The headquarters would occupy the former power plant and part of the adjacent KeyBank building.
Ms. Whitney, vice president of property acquisition and development for ProMedica, addressed the Toledo Regional Chamber of Commerce during its monthly breakfast meeting about plans to update the KeyBank building and create a modern open concept office inside the historic facade of the steam plant.
Funding for the renovation will come from multiple sources, including the sale of ProMedica-owned properties, such as its current headquarters on Richards Road, ProMedica officials previously said.
Ms. Whitney said ProMedica is applying for competitive historic tax credits for the steam plant renovation, and for new market tax credits to help make the project “economically viable.” In an email statement to The Blade late Tuesday, Ms. Whitney said the tax credits are an essential funding source and without them, “we will have to re-evaluate.”

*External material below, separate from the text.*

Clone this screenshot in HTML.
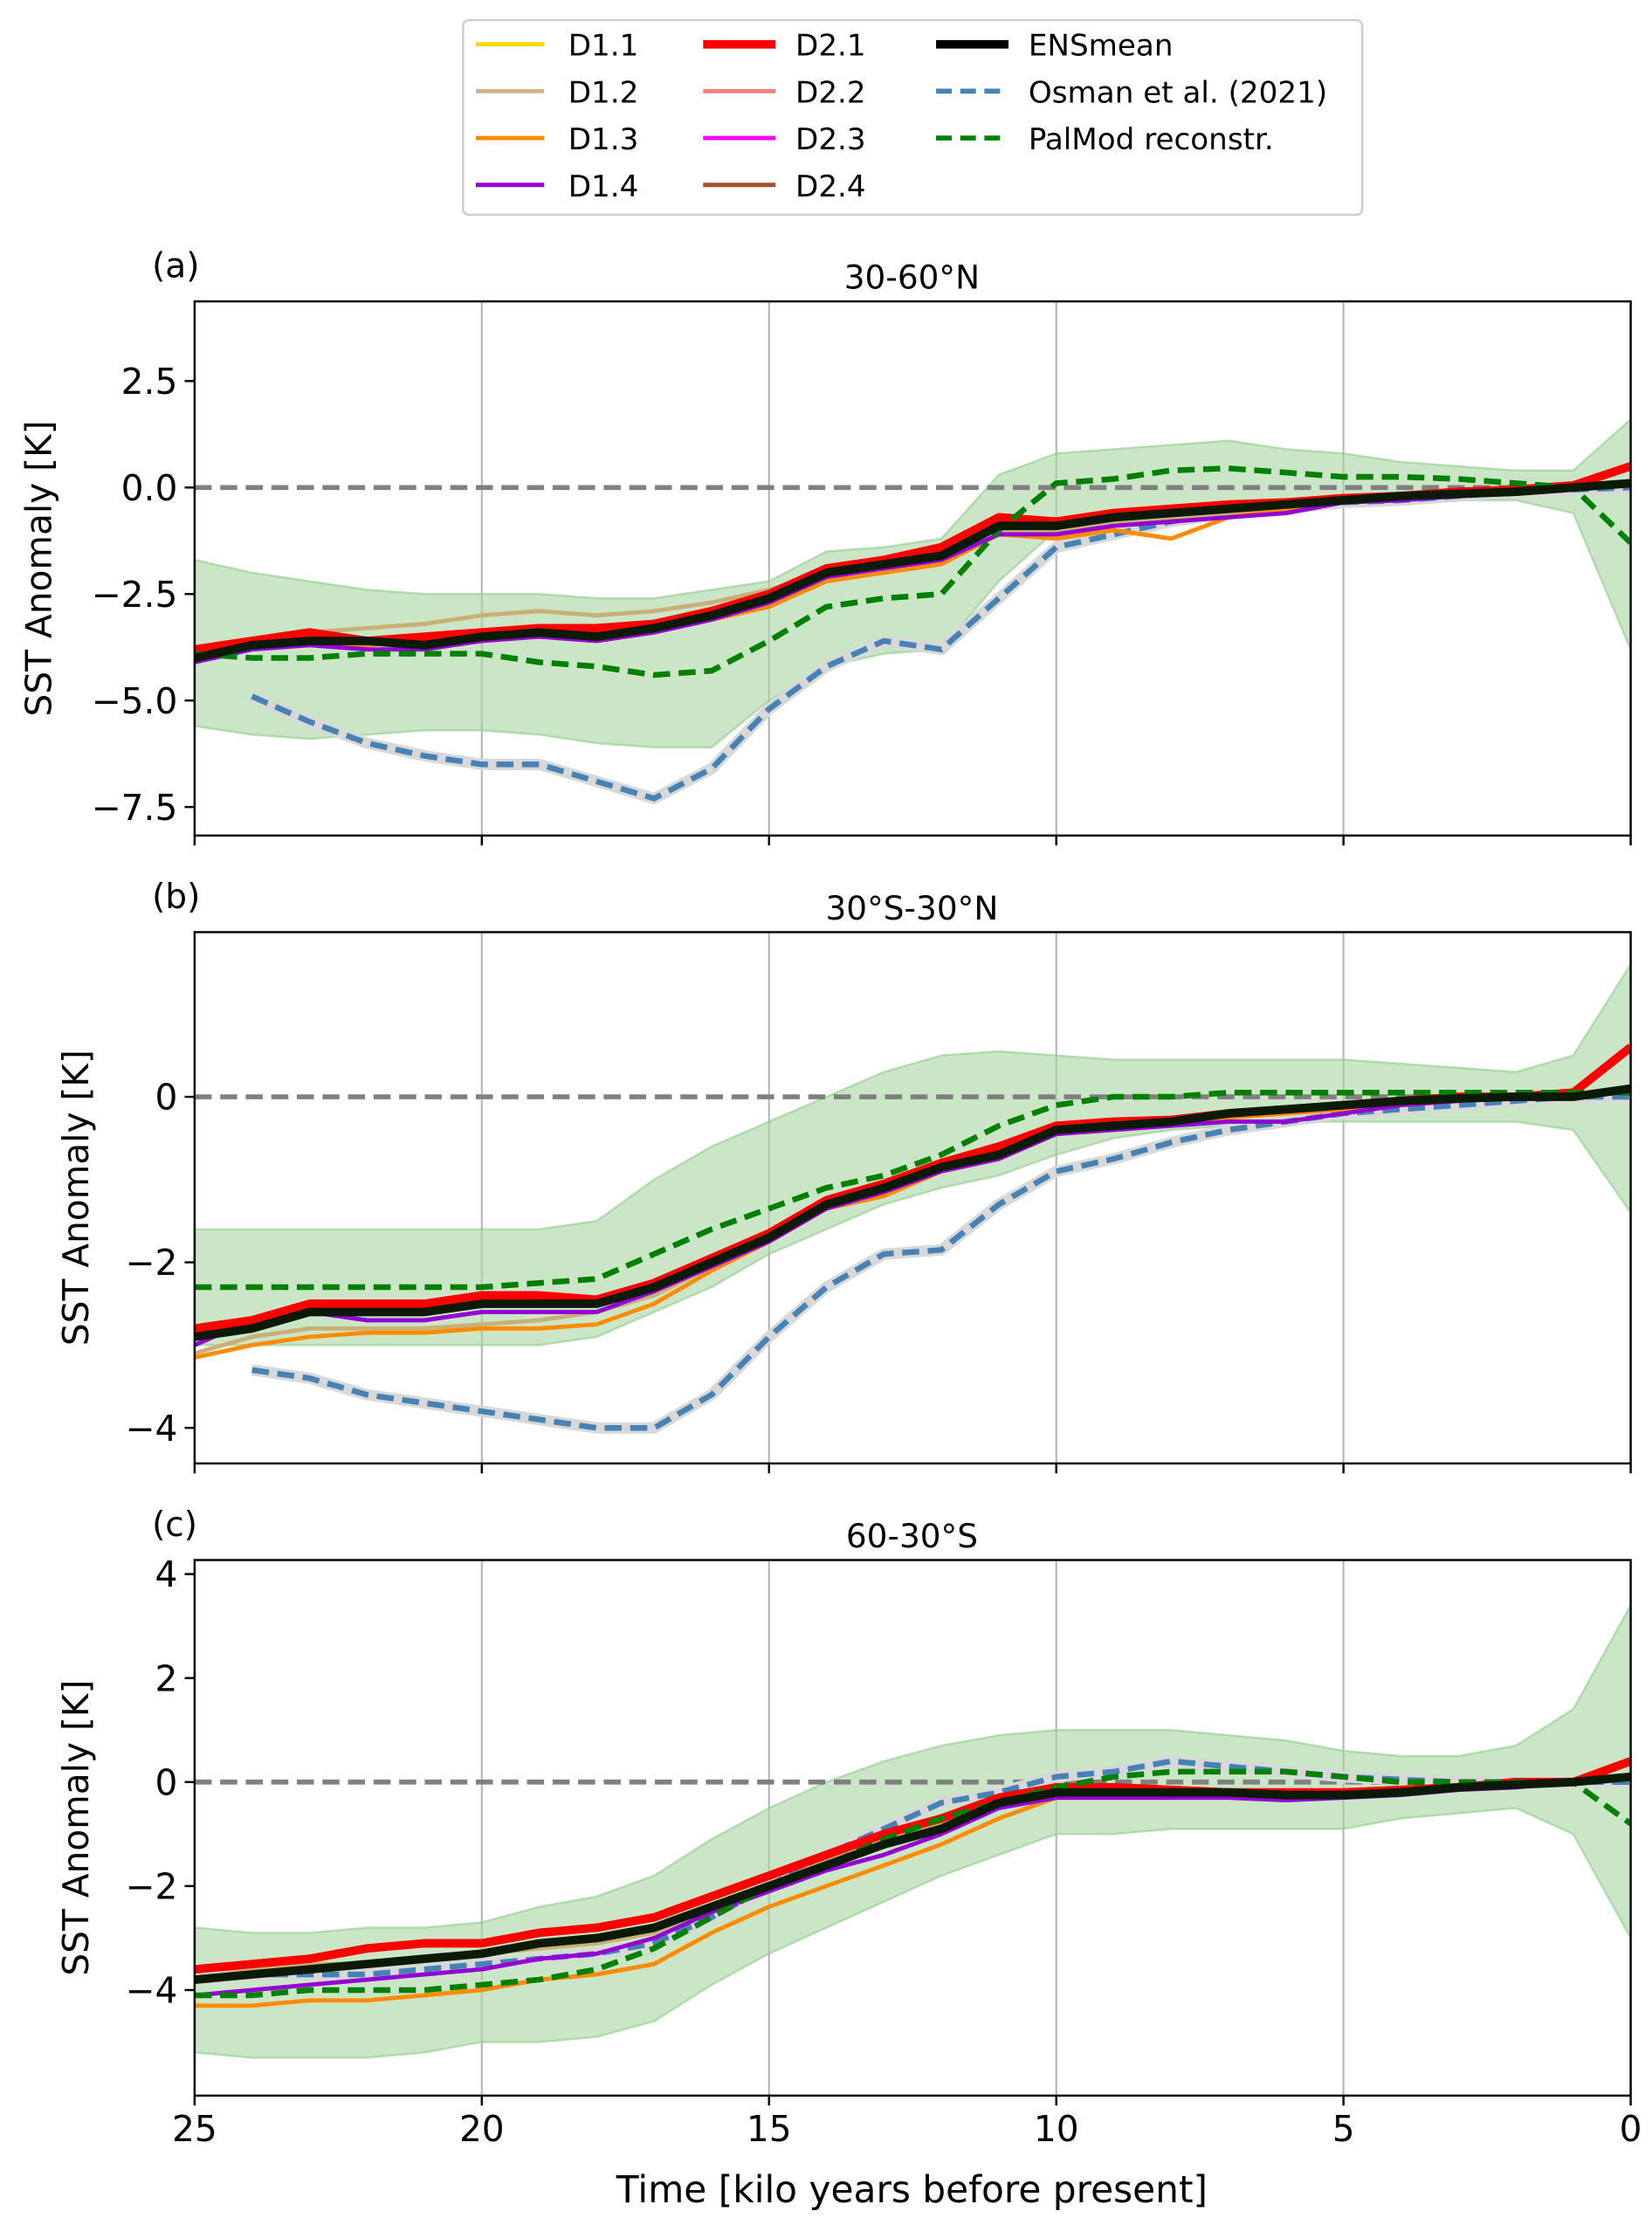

“We are talking about something in the neighborhood of $12 or $13 million of incentive that’s obviously critical to the finances of the project and really was important in our decision making to pursue the project — that and parking are still critical decisions that still need to be vetted out before we would make sure that we’re coming,” Ms. Whitney said at the breakfast meeting.
Rendering of the Steam Plant Renovation project from ProMedica.
She said the tax credits are also dictating the timeline for completion of the project. “The new market tax credits, we are going to submit for those in September but we won’t hear until next summer, so we likely can’t start construction until probably fall of 2015.”
Lisa Ward, a city spokesman, said the city is hopeful that ProMedica will get the tax credits.
“Bottom line is they have to do what’s most economically feasible for them,” she said.
Rudolph/Libbe Inc. has been hired to oversee the renovation project, Ms Whitney said. ProMedica is hoping to move in the fall of 2016, she said. The KeyBank building renovation could occur sooner so some employees, including ProMedica president and chief executive officer Randy Oostra, may move downtown earlier, Ms. Whitney said.
ProMedica also sees the parking garage as a key piece toward moving the project forward, and Ms Whitney said she is working to finalize a solution in the next few months.
The health-care company would like to build an underground parking structure adjacent to Promenade Park on the site of the former Federal Building.